Une mère de famille raconte aussi comment son fils a été "victime" du dispositif. "Il a été menotté devant son père qui l’avait déposé à l’aéroport et qui était triste de penser que son fils lui mentait, raconte la mère de famille sur Guyane La 1ère. Le premier test était positif". Son fils aurait alors demandé avec insistance qu’un second test soit effectué. Il s’est avéré négatif. Tous ces passagers dénoncent de "l’acharnement et de la discrimination".

Hier j’ai encore été victime de cela à l’aéroport, comme à chaque fois que j’y mets les pieds. J’ai pas mal voyagé et il n’y a qu’en Guyane, qu’on me fait ce genre de coup là.

Un passager

Plusieurs arrêtés contestés devant le tribunal

Depuis la mise en place du dispositif 100 % contrôle, le tribunal administratif de Cayenne a traité plusieurs affaires en lien avec ces arrêtés préfectoraux interdisant de sortir du territoire. Les victimes saisissent le tribunal qui, après enquête, peut décider de valider ou non le maintien de l'arrêté d'impossibilité de quitter le territoire.

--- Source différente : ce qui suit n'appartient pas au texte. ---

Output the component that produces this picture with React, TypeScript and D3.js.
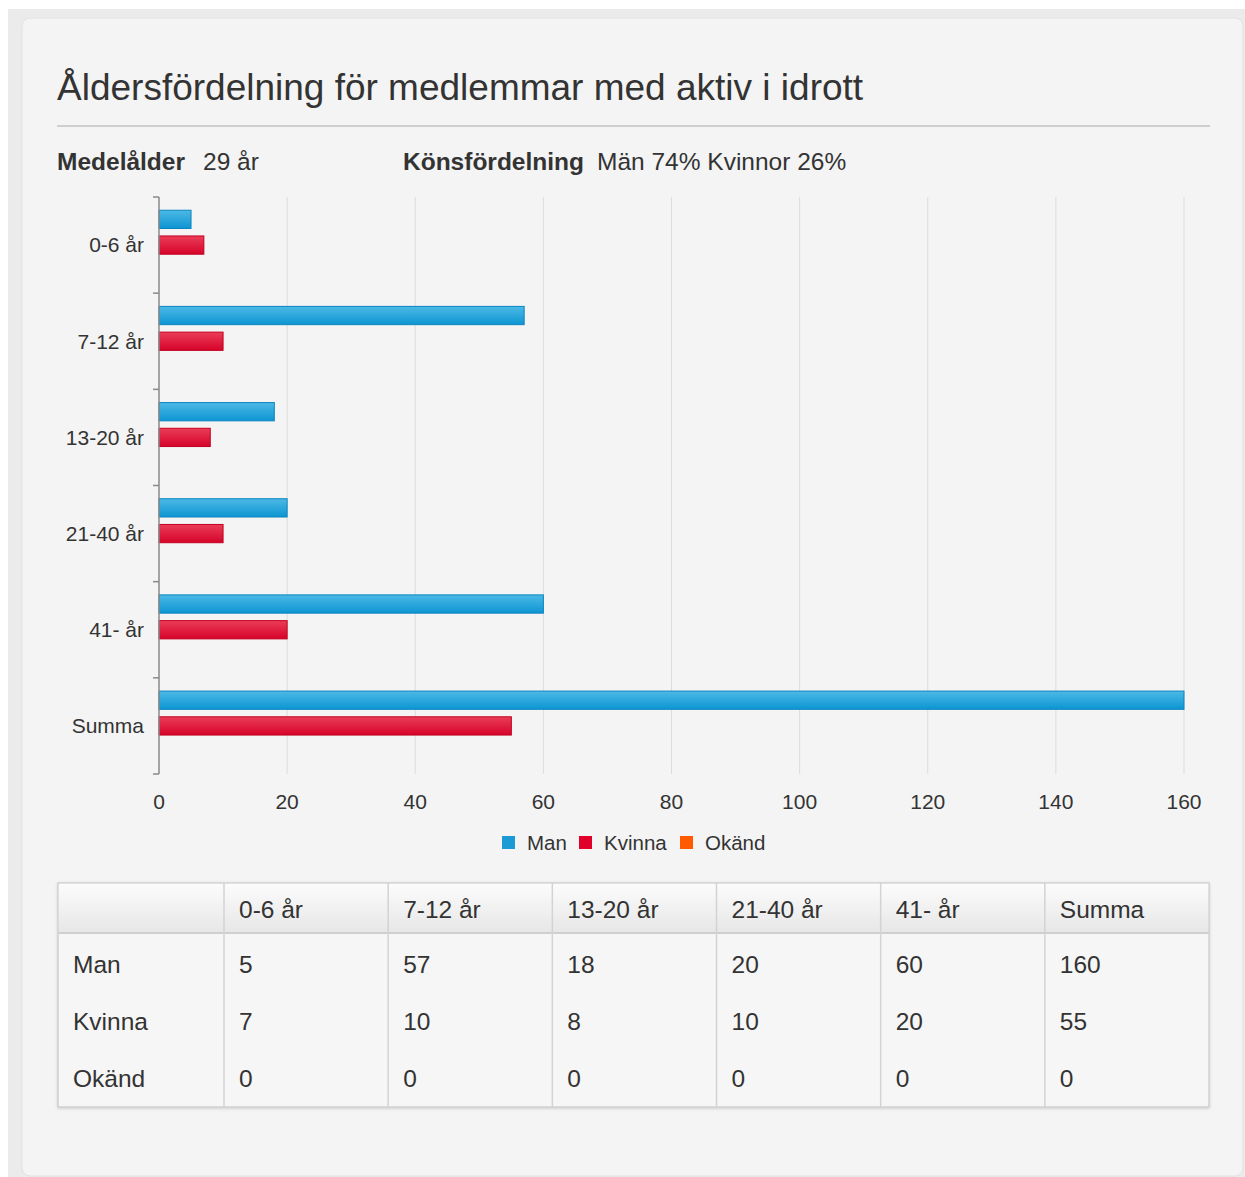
import { useEffect } from 'react';
import * as d3 from 'd3';

const categories = ['0-6 år', '7-12 år', '13-20 år', '21-40 år', '41- år', 'Summa'];
const seriesNames = ['Man', 'Kvinna', 'Okänd'];
const manValues = [5, 57, 18, 20, 60, 160];
const kvinnaValues = [7, 10, 8, 10, 20, 55];
const okandValues = [0, 0, 0, 0, 0, 0];
const xTicks = [0, 20, 40, 60, 80, 100, 120, 140, 160];

const FONT = '"Liberation Sans", Arial, Helvetica, sans-serif';
const TEXT = '#333';

const seriesColor: Record<string, string> = { Man: '#1b9ad6', Kvinna: '#e0002a', Okänd: '#ff5a00' };
const seriesStroke: Record<string, string> = { Man: '#0a85c0', Kvinna: '#c2001f', Okänd: '#e04e00' };
const seriesGrad: Record<string, string> = { Man: 'gradMan', Kvinna: 'gradKvinna', Okänd: 'gradOkand' };

export default function App() {
  useEffect(() => {
    document.body.style.margin = '0';
    document.body.style.background = '#fff';
  }, []);

  const width = 1245;
  const height = 1177;
  const plot = { left: 159, right: 1184, top: 197, bottom: 774 };

  const x = d3.scaleLinear().domain([0, 160]).range([plot.left, plot.right]);
  const y0 = d3.scaleBand<string>().domain(categories).range([plot.top, plot.bottom]);
  const bw = y0.bandwidth();
  // three series slots per category (Okänd is all zeros, so its slot stays empty)
  const y1 = d3
    .scaleBand<string>()
    .domain(seriesNames)
    .range([9.5, bw - 9.5])
    .paddingInner(0.29)
    .paddingOuter(0.145);

  const rows = [
    { name: 'Man', values: manValues },
    { name: 'Kvinna', values: kvinnaValues },
    { name: 'Okänd', values: okandValues },
  ];

  // table layout: first column a bit wider
  const tableCols = ['', ...categories];
  const colEdges = [58, 224, ...d3.range(1, 6).map((i) => 224 + (i * (1209 - 224)) / 6), 1209];
  const tableTop = 883;
  const headerBottom = 933;
  const tableBottom = 1107;
  const rowY = d3.scalePoint<string>().domain(seriesNames).range([964, 1078]);

  const legendItems = [
    { name: 'Man', sx: 502, tx: 527 },
    { name: 'Kvinna', sx: 579, tx: 604 },
    { name: 'Okänd', sx: 680, tx: 705 },
  ];

  return (
    <svg width={width} height={height} style={{ display: 'block' }} fontFamily={FONT}>
      <defs>
        <linearGradient id="gradMan" x1="0" y1="0" x2="0" y2="1">
          <stop offset="0" stopColor="#4cb9e6" />
          <stop offset="1" stopColor="#0d95d2" />
        </linearGradient>
        <linearGradient id="gradKvinna" x1="0" y1="0" x2="0" y2="1">
          <stop offset="0" stopColor="#ea3d58" />
          <stop offset="1" stopColor="#d6032a" />
        </linearGradient>
        <linearGradient id="gradOkand" x1="0" y1="0" x2="0" y2="1">
          <stop offset="0" stopColor="#ff7a33" />
          <stop offset="1" stopColor="#ff5a00" />
        </linearGradient>
        <linearGradient id="gradHead" x1="0" y1="0" x2="0" y2="1">
          <stop offset="0" stopColor="#fcfcfc" />
          <stop offset="1" stopColor="#e6e6e6" />
        </linearGradient>
        <filter id="tableShadow" x="-5%" y="-10%" width="110%" height="120%">
          <feDropShadow dx="0" dy="1" stdDeviation="1.5" floodColor="#000" floodOpacity="0.18" />
        </filter>
      </defs>

      {/* page backdrop + card */}
      <rect x={0} y={0} width={width} height={height} fill="#fff" />
      <rect x={8} y={9} width={width - 8} height={height - 9} fill="#ebebeb" />
      <rect x={22} y={18} width={1221} height={1158} rx={8} fill="#f4f4f4" stroke="#e2e2e2" />

      {/* title */}
      <text x={57} y={100} fontSize={37} fill={TEXT}>
        Åldersfördelning för medlemmar med aktiv i idrott
      </text>
      <line x1={57} x2={1210} y1={126} y2={126} stroke="#cfcfcf" strokeWidth={2} />

      {/* summary */}
      <text y={170} fontSize={24.5} fill={TEXT}>
        <tspan x={57} fontWeight="bold">Medelålder</tspan>
        <tspan x={203}>29 år</tspan>
        <tspan x={403} fontWeight="bold">Könsfördelning</tspan>
        <tspan x={597}>Män 74% Kvinnor 26%</tspan>
      </text>

      {/* grid */}
      {xTicks.slice(1).map((t) => (
        <line key={t} x1={x(t)} x2={x(t)} y1={plot.top} y2={plot.bottom} stroke="#dcdcdc" strokeWidth={1} />
      ))}

      {/* bars */}
      {categories.map((c, i) => (
        <g key={c} transform={`translate(0,${y0(c)})`}>
          {rows.map((r) =>
            r.values[i] > 0 ? (
              <rect
                key={r.name}
                x={x(0)}
                y={y1(r.name)}
                width={x(r.values[i]) - x(0)}
                height={y1.bandwidth()}
                fill={`url(#${seriesGrad[r.name]})`}
                stroke={seriesStroke[r.name]}
                strokeWidth={1}
              />
            ) : null,
          )}
        </g>
      ))}

      {/* y axis */}
      <line x1={plot.left} x2={plot.left} y1={plot.top} y2={plot.bottom} stroke="#8a8a8a" strokeWidth={1.5} />
      {[...categories.map((c) => y0(c)!), plot.bottom].map((v, i) => (
        <line key={i} x1={plot.left - 6} x2={plot.left} y1={v} y2={v} stroke="#8a8a8a" strokeWidth={1.5} />
      ))}
      {categories.map((c) => (
        <text
          key={c}
          x={144}
          y={y0(c)! + bw / 2}
          dy="0.35em"
          textAnchor="end"
          fontSize={21}
          fill={TEXT}
        >
          {c}
        </text>
      ))}

      {/* x tick labels */}
      {xTicks.map((t) => (
        <text key={t} x={x(t)} y={809} textAnchor="middle" fontSize={21} fill={TEXT}>
          {t}
        </text>
      ))}

      {/* legend */}
      {legendItems.map((l) => (
        <g key={l.name}>
          <rect x={l.sx} y={836} width={13} height={13} fill={seriesColor[l.name]} />
          <text x={l.tx} y={850} fontSize={20.5} fill={TEXT}>
            {l.name}
          </text>
        </g>
      ))}

      {/* table */}
      <g filter="url(#tableShadow)">
        <rect x={58} y={tableTop} width={1151} height={tableBottom - tableTop} fill="#f6f6f6" stroke="#d0d0d0" />
      </g>
      <rect x={58.5} y={tableTop + 0.5} width={1150} height={headerBottom - tableTop} fill="url(#gradHead)" />
      <line x1={58} x2={1209} y1={headerBottom} y2={headerBottom} stroke="#cfcfcf" strokeWidth={2} />
      {colEdges.slice(1, -1).map((cx, i) => (
        <line key={i} x1={cx} x2={cx} y1={tableTop} y2={tableBottom} stroke="#d3d3d3" strokeWidth={1.5} />
      ))}
      <rect x={58} y={tableTop} width={1151} height={tableBottom - tableTop} fill="none" stroke="#d0d0d0" />
      {tableCols.map((c, i) => (
        <text key={i} x={colEdges[i] + 15} y={909} dy="0.35em" fontSize={24.5} fill={TEXT}>
          {c}
        </text>
      ))}
      {rows.map((r) => (
        <g key={r.name}>
          <text x={colEdges[0] + 15} y={rowY(r.name)} dy="0.35em" fontSize={24.5} fill={TEXT}>
            {r.name}
          </text>
          {r.values.map((v, i) => (
            <text key={i} x={colEdges[i + 1] + 15} y={rowY(r.name)} dy="0.35em" fontSize={24.5} fill={TEXT}>
              {v}
            </text>
          ))}
        </g>
      ))}
    </svg>
  );
}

Depuis la mise en place du dispositif, le 1er décembre 2022, plus de 13 000 arrêtés préfectoraux ont été émis. D'après le président du tribunal administratif de Cayenne, vingt référés de liberté ont été déposés en 2023 concernant les refus d'embarquement. Neuf personnes ont obtenu gain de cause avec une suspension de l'arrêté.

En octobre dernier, Davy Rimane, le député de la 2e circonscription de la Guyane, dénonçait l'illégalité de ce type de "contrôles au faciès". Il pointait du doigt l'incapacité du gouvernement à lutter contre le trafic de drogue.